DAVE --- You're kinda playing with the idea of rituals and how we kind of get in, in where they lose their original meaning, and in the way we (_____).
NIKI --- Yeah, and in a way, it's a real mirror for just daily life, I think, because we get, we do get caught up in that, and time, and doing things to the best of our ability, and actually, I think all of us lose ourselves a little bit with that kind of nine-to-five-ness, so it's about that, too.
DAVE --- Are the, what are the movements, the physical gestures, dance traditions or styles that you incorporate or create for this particular performance piece?
NIKI --- I think I'm drawing on all my training. I trained most recently as a dancer. I trained when I was 30, I went in and did my dance degree. I never had the chance to do it before and I thought, I'd better do this before I'm too old. And I'm mixing up the training I did originally as a performer which was in clown and physical theatre, and acrobatics, so I'm trying to sort of marry all the things together.
DAVE --- What reaction do you get from people who are re-examining their spiritual life as they come and see you portray this nun (_____)?
NIKI --- Yeah, that's amazing!
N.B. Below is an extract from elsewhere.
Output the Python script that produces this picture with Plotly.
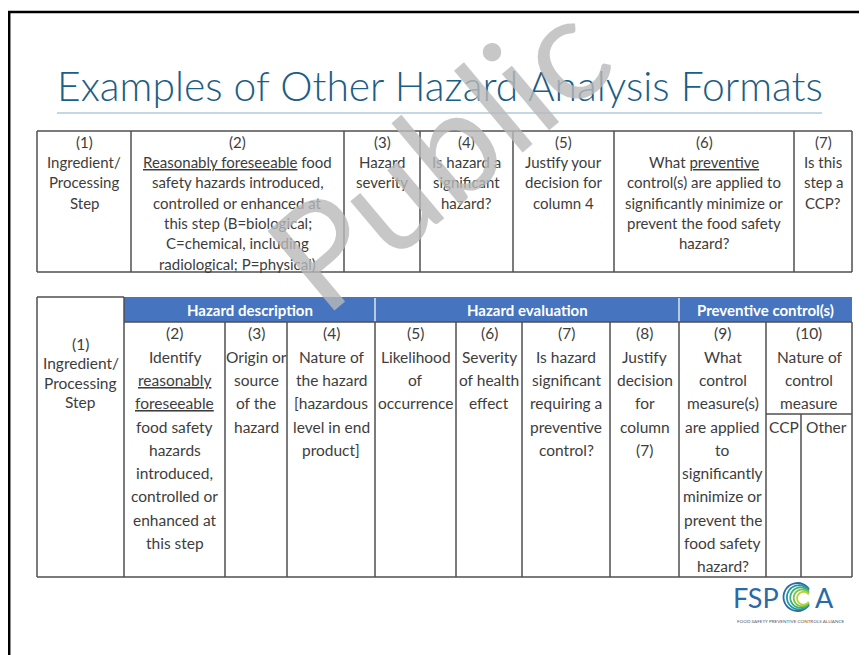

People come to see the show three times, if they're going through that in their life, they come back and back. I think because it's layered, you get the meaning from it one time, and when you come back again, you see the detail in it that you might not have seen before. Some of it's quite subtle. Yeah, I think it makes people talk to each other. A lot of people have got on my website, and on the Fringe Festival's, where they've had an opportunity to sort of vox each other and there's a big discussion about the show and its meaning, and what it throws out for people.